Multistage Pipelined RV32I CPU Design

Team Members:

Johan Jino
Clemen Kok 
Shermaine Ang
Sohailul Islam Alvi

Repository Tree

Repository
    │   
    └───> main
    │      │----> README.md {Overview, Joint and Personal Statements}
    │      | 
    │      │----> rtl {Single-Cycle RISC-V}
    │      |       └───> README.md
    │      |       └───> risc_v.sv
    │      |       └───> risc_v_tb.cpp
    |      |
    │      └───> test {Single-Cycle RISC-V}
    │              └───> README.md
    │              └───> F1_program.asm
    │              └───> reference_program.asm
    │       
    │       
    │   
    └───> pipeline
    |      │----> rtl {Pipelined RISC-V}
    │      |       └───> README.md
    │      |       └───> risc_v.sv
    │      |       └───> risc_v_tb.cpp
    |      |
    │      └───> test {Pipelined RISC-V}
    │              └───> README.md
    │              └───> F1_program.asm
    │              └───> reference_program.asm
    |
    │       
    │   
    └───> cache
           │----> rtl {Pipelined RISC-V with Data Cache}
           |       └───> README.md
           |       └───> risc_v.sv
           |
           └───> test

Contribution Tables

Repository Files

File	Johan	Clemen	Shermaine	Alvi
control_unit.sv	*
pc_mux.sv			*
data_mem.sv		*		x
risc_v.sv	x			*
pc_Reg.sv			*
datacache.sv		*	*
cachebranch.sv		*	*
instr_mem.sv	*			x
sign_extend.sv	*
main/README.md	x	x	x	*
alusrc.sv		*
**/README.md				*
reg_file.sv		*
risc_v_top.cpp				*
control_unit.sv	*
alu.sv		*
F1_program.asm	x	x	x	x
sign_extend.sv	*

 * = Principal Contributor
 x = Also Helped/Worked

Pipeline Process

CPU Block	Johan	Clemen	Shermaine	Alvi
Fetch			*
Data	*
Execute		*
Memory & Write				*
Debug & Test	*	x	x	*

 * = Principal Contributor
 x = Also Helped/Worked

Joint Statement of Contributions

The RISC-V CPU was initially divided into four components based on the structure the team had used in Lab 4. Each member was assigned a specific area of contribution based on the various stages of the project, as stated below. The table below summarizes the tasks carried out by each member of the team throughout the coursework tenure; all points stated here are acknowledged and agreed by all the team members.

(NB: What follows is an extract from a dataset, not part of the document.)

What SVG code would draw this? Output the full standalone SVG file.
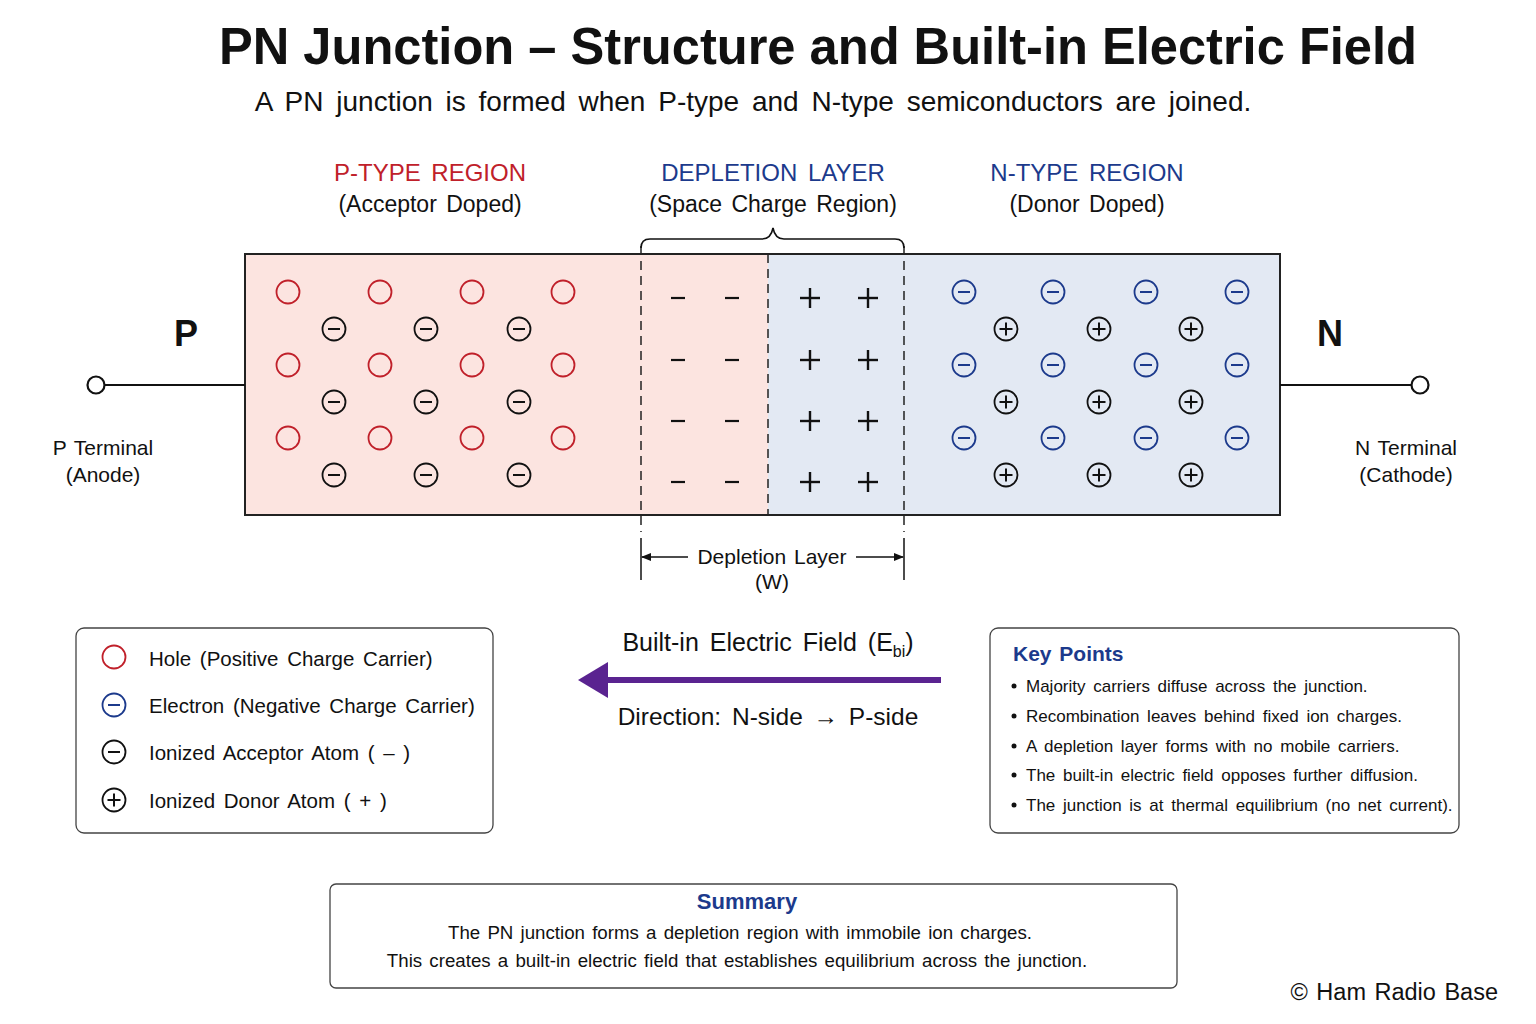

Member	GH Username	Tasks	Elaboration
Shermaine Ang	notmaineyy	Program Counter & Adders (Single-Cycle CPU) FETCH Block (Pipelined CPU) Data Cache Documentations	1. Single-Cycle CPU (Lab 4): Prepared HDL for program counter and relevant adders. 2. Single-Cycle CPU (Lab 4): Created testbench for program counter and adders, for testing of individual component. 3. Assisted with deadline setting, to keep everyone in the team in the loop, and ensuring meetups are arranged. 4. Pipeline Stage: Worked with Clemen on initial idea for Pipelining - Added DFF for PCPlus4D and PCD 5. Worked on the HDL needed for the FETCH block in new approach, and assisted with integration with the rest of the components. 6. Added HDL needed for JALR in FETCH block. 7. Read up on Data Cache 8. Data Cache: Worked on HDL for Data Cache 9. Contributed to documentation.
Johan Jino	johanjino	GitHub Actions and CI/CD Pipeline Control Unit (Single-Cycle CPU) DATA Block (Pipelined CPU)	1. Created GitHub Actions to maintain automated tests and ensure stability of the repo by preventing errors to be merged 2. Worked on overall assembly of the CPU and its verification 3. Single-Cycle CPU: Prepared HDL for the control unit and integreted all units. 4. Pipeline Stage: Defined HDL for the DATA block and integrated together all the blocks. 5. Worked to the reference program execution and inference. 6. Documentation for the above
Clemen Kok	clemenkok	Project Management ALU (Single-Cycle CPU) EXECUTE Phase (Pipelined CPU)	1. Created the Repo and coordinated meetings with the team. 2. Set up and maintained a Gantt Chart so that each team member would be clear on the team's objectives at the various phases of the project. 3. Single-Cycle CPU: Prepared HDL needed for ALU and tested it with testbench. 4. Came up with and worked with team to implement assembly code needed to test Single-Cycle CPU. 5. Pipeline Stage: performed an initial exploration into how the team should approach Pipelining. Implemented HDL across all components on Single-Cycle CPU. 6. Realised approach would lead to bugs that would be hard to find (mostly reusing old code). Prepared the HDL needed for the EXECUTE phase, and helped to integrate it with the rest of the components. 7. Came up with approach for Data Cache implementation and worked on HDL as well as data retrieval. 8. Gave pointers on how others could improve their code; contributed to documentation. 9. Debugged reference program and got it to work by adding HDL for `add` and `lui` instructions.
Sohailul Islam Alvi	alvi-codes	Top-Level SV Module, C++ Testbench, Debug and Test, Memory Block, Execute Block, Documentations	1. Assembled the overall CPU, by writing the top-level `risc_v.sv`, combining the components built by my team mates. 2. Wrote the C++ testbench required to trace outputs and verify the design. 3. Debugged and tested the overall design to ensure the outputs produced are correct in waveforms. 4. Modified the testbenches to run the test programs on VBuddy, and recorded the outputs. 5. Wrote the HDL for the MEMORY and EXECUTE blocks of the pipelined design. 6. Worked with the team to integrate all blocks in the pipelined design. 7. Updated memory allocations in the CPU designs to adhere to the given memory map. 8. Debugged the reference program and worked to implement the HDL for `add` and `lui` instructions. 9. Created the documentations in the `test` and `rtl` folders of the main and pipeline branhces, along with structuring the root `README.md` in the main branch that overviews the complete coursework.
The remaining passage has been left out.